The exercise
Check each line below for the word "this", and copy those that have it.

Supplied information

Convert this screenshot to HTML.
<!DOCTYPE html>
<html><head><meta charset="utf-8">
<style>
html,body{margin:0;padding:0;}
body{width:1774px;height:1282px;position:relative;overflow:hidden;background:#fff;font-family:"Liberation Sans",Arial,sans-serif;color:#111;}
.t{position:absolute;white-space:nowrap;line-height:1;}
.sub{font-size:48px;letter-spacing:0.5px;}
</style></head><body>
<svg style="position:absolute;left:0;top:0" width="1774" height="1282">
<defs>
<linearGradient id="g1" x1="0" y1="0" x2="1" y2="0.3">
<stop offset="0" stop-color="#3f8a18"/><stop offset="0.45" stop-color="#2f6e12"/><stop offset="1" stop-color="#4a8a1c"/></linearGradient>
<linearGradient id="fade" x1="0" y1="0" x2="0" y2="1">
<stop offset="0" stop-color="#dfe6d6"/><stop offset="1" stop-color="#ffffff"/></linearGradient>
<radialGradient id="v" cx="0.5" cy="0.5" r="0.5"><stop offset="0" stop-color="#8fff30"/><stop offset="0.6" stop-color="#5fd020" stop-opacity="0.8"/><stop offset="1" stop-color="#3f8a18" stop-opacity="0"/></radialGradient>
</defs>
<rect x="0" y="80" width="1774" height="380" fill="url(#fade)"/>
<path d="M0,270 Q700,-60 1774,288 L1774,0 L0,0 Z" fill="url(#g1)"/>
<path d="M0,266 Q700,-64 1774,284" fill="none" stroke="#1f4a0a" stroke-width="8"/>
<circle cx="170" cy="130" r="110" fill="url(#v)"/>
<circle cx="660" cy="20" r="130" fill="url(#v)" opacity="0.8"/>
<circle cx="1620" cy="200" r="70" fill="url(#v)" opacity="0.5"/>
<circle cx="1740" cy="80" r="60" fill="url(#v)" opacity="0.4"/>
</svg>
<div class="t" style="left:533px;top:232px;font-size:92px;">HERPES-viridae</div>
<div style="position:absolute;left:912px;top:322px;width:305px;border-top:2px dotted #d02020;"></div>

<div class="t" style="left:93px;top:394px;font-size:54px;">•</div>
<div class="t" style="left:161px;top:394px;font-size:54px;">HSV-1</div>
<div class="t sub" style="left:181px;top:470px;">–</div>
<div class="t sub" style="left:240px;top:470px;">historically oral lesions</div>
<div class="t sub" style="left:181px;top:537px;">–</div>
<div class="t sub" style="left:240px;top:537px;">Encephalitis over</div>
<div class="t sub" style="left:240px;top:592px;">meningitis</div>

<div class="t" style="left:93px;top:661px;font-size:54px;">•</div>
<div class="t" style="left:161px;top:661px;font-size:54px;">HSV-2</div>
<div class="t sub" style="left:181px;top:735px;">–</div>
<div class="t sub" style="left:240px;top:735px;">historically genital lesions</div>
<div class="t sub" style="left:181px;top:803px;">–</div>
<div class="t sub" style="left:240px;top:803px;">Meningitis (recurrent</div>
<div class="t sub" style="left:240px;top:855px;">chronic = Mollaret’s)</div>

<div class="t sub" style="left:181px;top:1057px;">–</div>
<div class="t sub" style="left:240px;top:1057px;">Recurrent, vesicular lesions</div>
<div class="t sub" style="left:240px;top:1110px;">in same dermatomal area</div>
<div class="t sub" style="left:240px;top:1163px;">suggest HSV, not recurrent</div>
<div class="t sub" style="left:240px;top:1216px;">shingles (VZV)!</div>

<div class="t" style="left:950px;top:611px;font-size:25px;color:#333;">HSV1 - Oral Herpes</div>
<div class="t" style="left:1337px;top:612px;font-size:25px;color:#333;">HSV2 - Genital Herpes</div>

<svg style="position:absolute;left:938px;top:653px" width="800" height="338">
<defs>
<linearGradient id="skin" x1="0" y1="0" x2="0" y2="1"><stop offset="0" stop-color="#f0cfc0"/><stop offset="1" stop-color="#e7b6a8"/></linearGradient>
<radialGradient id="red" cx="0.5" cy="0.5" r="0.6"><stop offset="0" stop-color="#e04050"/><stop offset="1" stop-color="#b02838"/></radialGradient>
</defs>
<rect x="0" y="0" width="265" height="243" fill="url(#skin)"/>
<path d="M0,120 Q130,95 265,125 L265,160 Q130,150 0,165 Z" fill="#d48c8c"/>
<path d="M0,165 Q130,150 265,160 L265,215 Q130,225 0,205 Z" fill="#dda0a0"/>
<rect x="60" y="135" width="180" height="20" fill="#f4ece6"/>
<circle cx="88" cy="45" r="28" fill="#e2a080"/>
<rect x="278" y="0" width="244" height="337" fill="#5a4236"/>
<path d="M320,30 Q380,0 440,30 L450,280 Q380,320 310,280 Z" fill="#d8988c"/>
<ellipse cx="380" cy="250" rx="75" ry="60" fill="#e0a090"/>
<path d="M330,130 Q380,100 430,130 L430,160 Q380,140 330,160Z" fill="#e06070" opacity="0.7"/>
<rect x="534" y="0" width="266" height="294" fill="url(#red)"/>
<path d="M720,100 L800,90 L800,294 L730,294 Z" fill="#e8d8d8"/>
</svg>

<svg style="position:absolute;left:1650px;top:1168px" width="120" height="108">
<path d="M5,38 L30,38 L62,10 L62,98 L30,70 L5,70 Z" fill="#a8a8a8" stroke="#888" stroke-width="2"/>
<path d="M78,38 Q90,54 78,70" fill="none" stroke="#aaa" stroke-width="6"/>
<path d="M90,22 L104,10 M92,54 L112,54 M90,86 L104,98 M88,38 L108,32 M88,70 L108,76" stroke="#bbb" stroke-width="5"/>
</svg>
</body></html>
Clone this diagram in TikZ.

Complete answer
Convert this screenshot to HTML.
Clone this diagram in TikZ.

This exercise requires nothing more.